Given instruction: Reproduce exactly the lines starting at the line that contains "Write a Python" and ending at the line that contains "amp_dashed = [0.727, 0.100]". Omit pictures.

Provided data:
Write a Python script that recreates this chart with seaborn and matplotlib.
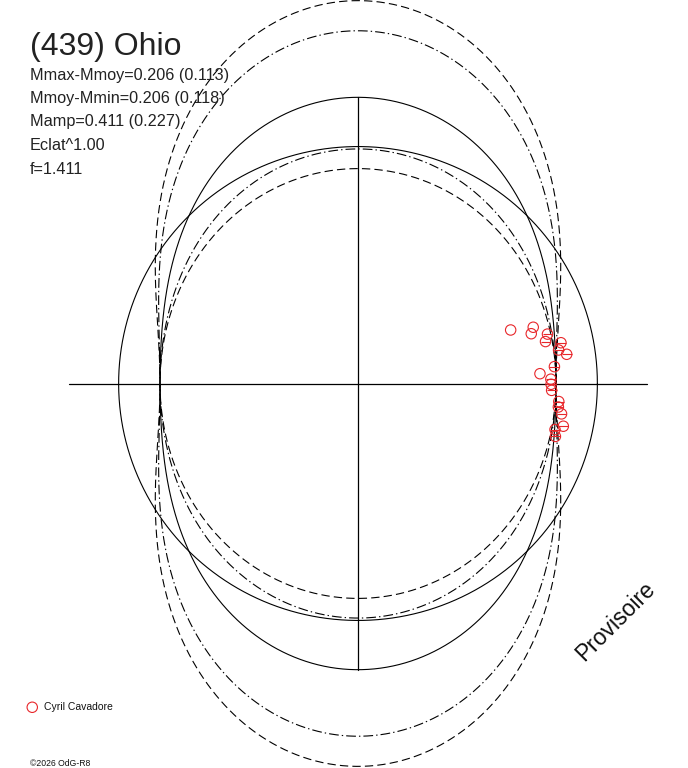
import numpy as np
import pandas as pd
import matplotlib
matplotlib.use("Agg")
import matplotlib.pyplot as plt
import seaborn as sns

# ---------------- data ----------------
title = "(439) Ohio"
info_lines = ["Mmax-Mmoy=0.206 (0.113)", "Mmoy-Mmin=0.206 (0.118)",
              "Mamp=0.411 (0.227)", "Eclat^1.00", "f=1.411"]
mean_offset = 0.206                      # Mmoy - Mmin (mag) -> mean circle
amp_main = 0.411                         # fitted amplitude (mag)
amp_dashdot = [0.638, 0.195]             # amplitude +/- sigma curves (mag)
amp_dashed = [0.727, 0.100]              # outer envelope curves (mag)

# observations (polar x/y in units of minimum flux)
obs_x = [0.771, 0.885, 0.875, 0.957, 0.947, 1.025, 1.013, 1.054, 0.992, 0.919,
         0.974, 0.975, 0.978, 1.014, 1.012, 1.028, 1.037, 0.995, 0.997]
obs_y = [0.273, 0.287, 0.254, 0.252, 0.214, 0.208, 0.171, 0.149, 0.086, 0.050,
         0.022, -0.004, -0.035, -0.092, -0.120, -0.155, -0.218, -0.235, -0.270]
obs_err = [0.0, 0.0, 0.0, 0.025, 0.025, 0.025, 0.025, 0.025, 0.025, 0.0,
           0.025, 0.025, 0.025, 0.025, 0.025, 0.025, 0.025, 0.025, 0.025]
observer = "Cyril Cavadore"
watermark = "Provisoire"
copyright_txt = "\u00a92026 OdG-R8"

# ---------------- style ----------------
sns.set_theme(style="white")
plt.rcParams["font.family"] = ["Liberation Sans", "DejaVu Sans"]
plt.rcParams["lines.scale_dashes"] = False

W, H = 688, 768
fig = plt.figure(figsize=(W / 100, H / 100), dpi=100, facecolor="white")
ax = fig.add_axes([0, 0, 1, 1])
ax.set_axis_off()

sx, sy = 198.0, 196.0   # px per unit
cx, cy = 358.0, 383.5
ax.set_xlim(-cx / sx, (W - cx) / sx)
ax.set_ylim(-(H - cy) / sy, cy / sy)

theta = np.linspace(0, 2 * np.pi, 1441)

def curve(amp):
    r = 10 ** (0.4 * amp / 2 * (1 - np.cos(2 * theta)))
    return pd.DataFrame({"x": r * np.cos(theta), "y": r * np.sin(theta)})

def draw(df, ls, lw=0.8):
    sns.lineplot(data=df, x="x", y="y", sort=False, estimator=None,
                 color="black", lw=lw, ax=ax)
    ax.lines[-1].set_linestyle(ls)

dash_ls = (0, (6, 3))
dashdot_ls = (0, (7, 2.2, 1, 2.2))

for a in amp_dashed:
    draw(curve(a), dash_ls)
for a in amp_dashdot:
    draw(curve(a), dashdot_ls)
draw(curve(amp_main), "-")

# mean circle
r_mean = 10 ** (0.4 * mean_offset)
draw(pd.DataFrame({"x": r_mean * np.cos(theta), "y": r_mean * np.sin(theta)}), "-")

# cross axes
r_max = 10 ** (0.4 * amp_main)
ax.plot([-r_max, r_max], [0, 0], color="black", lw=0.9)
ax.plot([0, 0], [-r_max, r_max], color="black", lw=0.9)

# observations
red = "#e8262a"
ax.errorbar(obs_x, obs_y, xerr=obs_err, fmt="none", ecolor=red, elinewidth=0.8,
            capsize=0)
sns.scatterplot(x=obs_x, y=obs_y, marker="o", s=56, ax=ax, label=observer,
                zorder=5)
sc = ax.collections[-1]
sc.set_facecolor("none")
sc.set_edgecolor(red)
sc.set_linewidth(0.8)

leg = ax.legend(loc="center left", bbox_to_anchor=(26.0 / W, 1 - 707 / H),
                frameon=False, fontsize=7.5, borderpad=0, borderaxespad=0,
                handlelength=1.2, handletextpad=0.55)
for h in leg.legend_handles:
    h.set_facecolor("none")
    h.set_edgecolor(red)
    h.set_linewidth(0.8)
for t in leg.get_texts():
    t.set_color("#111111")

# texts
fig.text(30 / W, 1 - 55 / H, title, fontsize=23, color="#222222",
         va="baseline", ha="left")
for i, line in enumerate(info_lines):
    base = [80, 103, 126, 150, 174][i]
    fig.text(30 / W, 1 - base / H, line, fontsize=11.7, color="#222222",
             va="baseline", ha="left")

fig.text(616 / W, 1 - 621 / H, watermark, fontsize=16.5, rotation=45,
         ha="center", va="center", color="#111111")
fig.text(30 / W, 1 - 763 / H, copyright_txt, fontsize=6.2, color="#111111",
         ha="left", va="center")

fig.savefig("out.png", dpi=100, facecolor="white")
* * *
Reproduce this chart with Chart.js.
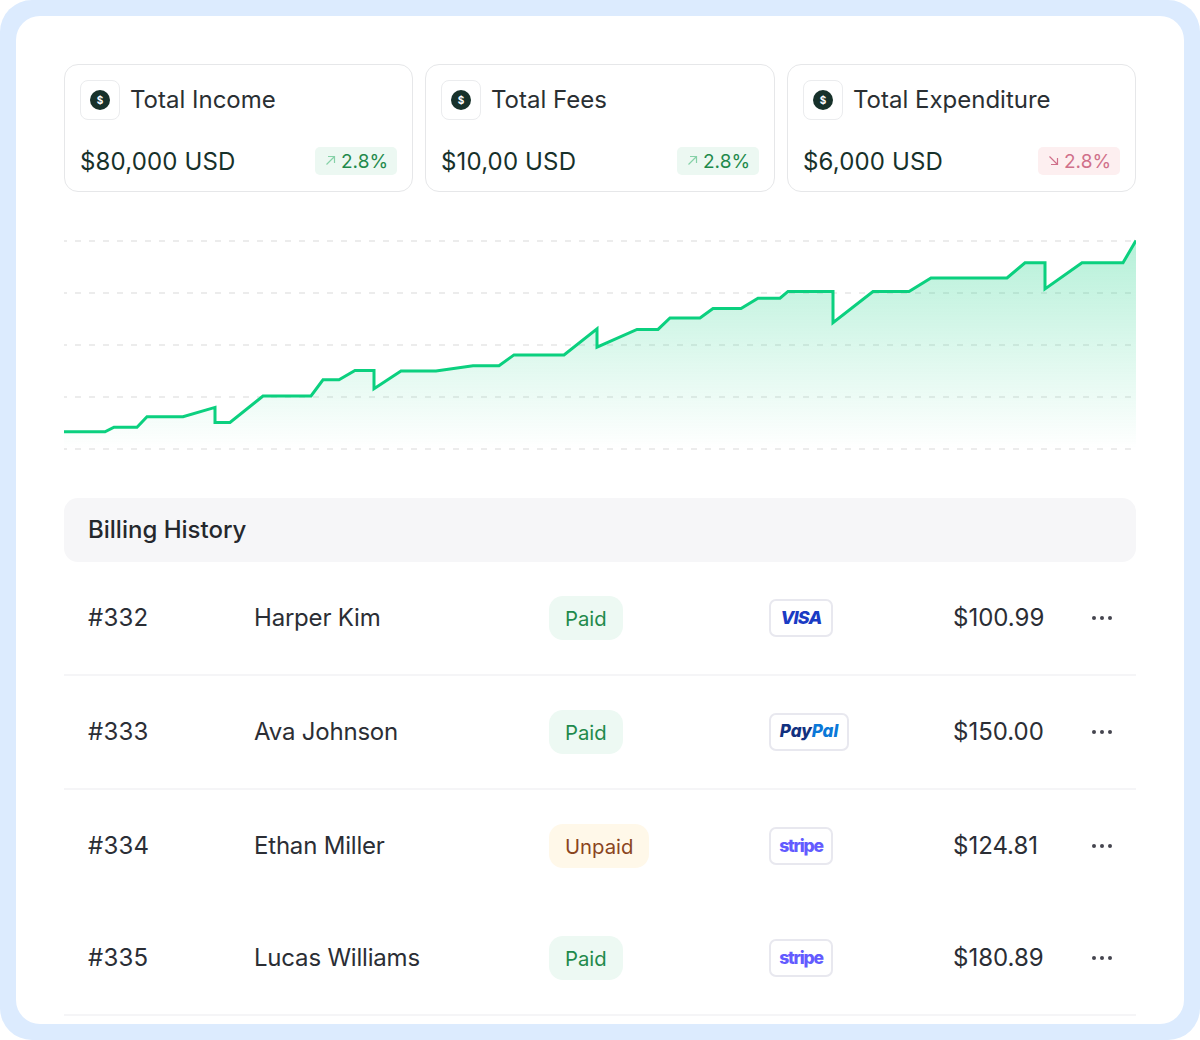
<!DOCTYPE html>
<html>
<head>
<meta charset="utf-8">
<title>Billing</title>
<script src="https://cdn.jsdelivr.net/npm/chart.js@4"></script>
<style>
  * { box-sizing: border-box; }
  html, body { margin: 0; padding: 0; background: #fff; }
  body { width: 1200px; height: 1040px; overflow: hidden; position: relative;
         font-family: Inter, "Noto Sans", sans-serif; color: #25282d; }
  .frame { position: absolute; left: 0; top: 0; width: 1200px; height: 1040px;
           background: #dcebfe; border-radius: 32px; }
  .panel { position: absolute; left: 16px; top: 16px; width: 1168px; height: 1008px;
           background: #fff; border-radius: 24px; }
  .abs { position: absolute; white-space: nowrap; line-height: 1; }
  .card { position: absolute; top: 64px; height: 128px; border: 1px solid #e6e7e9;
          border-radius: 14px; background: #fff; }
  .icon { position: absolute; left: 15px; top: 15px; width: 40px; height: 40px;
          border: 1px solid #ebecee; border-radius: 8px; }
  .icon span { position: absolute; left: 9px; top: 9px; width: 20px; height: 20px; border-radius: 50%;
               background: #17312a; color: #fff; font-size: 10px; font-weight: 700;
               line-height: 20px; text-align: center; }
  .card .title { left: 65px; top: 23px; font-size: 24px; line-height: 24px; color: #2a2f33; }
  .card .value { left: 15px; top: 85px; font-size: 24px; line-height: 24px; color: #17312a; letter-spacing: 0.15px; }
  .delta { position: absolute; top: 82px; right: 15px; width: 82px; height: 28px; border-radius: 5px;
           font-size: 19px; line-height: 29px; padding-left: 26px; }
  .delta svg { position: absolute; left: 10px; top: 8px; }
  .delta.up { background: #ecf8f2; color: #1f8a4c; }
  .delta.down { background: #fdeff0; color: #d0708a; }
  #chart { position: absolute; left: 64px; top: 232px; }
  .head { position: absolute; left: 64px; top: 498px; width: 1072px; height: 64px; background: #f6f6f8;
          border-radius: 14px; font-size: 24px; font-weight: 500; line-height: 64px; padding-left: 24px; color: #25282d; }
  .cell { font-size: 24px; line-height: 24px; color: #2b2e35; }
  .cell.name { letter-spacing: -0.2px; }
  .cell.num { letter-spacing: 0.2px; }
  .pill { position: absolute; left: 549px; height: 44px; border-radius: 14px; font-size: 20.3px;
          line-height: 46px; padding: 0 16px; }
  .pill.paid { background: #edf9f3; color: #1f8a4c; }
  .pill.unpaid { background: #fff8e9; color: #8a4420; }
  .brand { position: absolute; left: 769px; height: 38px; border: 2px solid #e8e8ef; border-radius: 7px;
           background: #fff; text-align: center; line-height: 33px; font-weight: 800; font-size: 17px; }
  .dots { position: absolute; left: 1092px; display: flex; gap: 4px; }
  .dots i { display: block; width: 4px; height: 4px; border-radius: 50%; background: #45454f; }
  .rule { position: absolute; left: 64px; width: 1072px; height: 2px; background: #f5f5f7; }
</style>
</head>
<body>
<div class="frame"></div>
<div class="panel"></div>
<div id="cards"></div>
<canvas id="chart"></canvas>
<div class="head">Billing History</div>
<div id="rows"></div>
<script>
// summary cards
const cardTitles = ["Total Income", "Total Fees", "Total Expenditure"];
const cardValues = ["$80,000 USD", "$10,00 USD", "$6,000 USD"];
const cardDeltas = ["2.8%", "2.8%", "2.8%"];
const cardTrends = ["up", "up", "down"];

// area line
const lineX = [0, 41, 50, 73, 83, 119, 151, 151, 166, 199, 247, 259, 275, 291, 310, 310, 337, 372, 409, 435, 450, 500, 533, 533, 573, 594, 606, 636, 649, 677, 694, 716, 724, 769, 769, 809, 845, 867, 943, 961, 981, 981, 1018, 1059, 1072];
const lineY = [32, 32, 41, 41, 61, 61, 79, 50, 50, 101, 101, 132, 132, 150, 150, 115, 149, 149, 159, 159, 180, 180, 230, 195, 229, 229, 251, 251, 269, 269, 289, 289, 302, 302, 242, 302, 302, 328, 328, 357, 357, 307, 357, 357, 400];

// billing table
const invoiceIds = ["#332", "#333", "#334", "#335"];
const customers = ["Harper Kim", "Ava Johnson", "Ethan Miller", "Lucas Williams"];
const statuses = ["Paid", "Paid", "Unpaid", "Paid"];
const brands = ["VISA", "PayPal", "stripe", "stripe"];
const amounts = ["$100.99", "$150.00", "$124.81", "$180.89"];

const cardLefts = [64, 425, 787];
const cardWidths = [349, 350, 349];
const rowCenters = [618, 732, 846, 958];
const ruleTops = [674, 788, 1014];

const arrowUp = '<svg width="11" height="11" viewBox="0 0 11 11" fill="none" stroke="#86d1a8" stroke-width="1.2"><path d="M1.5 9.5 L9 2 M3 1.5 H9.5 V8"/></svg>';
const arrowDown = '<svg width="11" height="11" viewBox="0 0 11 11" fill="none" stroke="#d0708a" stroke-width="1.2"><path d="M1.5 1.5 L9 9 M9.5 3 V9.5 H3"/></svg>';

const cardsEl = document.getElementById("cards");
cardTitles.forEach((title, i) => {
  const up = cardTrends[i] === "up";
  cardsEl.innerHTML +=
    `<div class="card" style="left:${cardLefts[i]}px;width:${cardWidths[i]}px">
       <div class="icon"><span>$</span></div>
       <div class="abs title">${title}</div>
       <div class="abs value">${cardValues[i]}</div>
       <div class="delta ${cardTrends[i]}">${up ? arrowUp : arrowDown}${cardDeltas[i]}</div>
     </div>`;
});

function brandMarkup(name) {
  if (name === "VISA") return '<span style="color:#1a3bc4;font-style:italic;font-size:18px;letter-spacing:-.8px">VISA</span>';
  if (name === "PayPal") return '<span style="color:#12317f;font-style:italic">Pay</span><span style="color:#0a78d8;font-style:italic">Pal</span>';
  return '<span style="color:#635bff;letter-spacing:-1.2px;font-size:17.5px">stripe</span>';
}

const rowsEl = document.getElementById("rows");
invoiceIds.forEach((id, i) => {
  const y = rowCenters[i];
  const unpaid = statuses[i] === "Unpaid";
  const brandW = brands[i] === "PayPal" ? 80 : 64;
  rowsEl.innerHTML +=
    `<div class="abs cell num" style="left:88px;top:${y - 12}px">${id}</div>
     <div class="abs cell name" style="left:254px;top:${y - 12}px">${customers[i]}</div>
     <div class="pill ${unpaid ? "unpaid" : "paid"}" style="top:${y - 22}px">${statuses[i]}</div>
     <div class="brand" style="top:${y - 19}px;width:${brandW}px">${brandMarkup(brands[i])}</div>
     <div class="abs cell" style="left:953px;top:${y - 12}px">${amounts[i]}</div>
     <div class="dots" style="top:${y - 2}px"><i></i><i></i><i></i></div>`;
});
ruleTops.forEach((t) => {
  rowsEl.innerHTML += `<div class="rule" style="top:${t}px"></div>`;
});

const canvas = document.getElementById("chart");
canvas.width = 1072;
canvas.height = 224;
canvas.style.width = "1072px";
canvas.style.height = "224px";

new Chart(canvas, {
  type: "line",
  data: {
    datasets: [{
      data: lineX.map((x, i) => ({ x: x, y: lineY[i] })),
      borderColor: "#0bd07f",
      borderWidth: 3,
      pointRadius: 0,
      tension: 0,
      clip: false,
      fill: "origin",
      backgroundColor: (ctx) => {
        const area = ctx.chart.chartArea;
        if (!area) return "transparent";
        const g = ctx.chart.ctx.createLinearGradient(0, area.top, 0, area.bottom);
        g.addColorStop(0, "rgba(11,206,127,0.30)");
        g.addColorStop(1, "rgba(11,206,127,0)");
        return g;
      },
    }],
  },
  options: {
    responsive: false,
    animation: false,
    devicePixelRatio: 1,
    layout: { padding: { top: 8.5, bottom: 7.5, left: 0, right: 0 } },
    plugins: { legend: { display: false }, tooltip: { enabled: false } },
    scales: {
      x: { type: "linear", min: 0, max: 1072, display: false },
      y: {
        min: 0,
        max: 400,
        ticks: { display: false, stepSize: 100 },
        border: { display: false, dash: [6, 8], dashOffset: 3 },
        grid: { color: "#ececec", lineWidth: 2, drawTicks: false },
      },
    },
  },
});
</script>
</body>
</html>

Result:
Write a Python script that recreates this chart with seaborn and matplotlib.
import numpy as np
import pandas as pd
import matplotlib
matplotlib.use("Agg")
import matplotlib.pyplot as plt
import seaborn as sns

# ---------------- data ----------------
title = "(439) Ohio"
info_lines = ["Mmax-Mmoy=0.206 (0.113)", "Mmoy-Mmin=0.206 (0.118)",
              "Mamp=0.411 (0.227)", "Eclat^1.00", "f=1.411"]
mean_offset = 0.206                      # Mmoy - Mmin (mag) -> mean circle
amp_main = 0.411                         # fitted amplitude (mag)
amp_dashdot = [0.638, 0.195]             # amplitude +/- sigma curves (mag)
amp_dashed = [0.727, 0.100]              # outer envelope curves (mag)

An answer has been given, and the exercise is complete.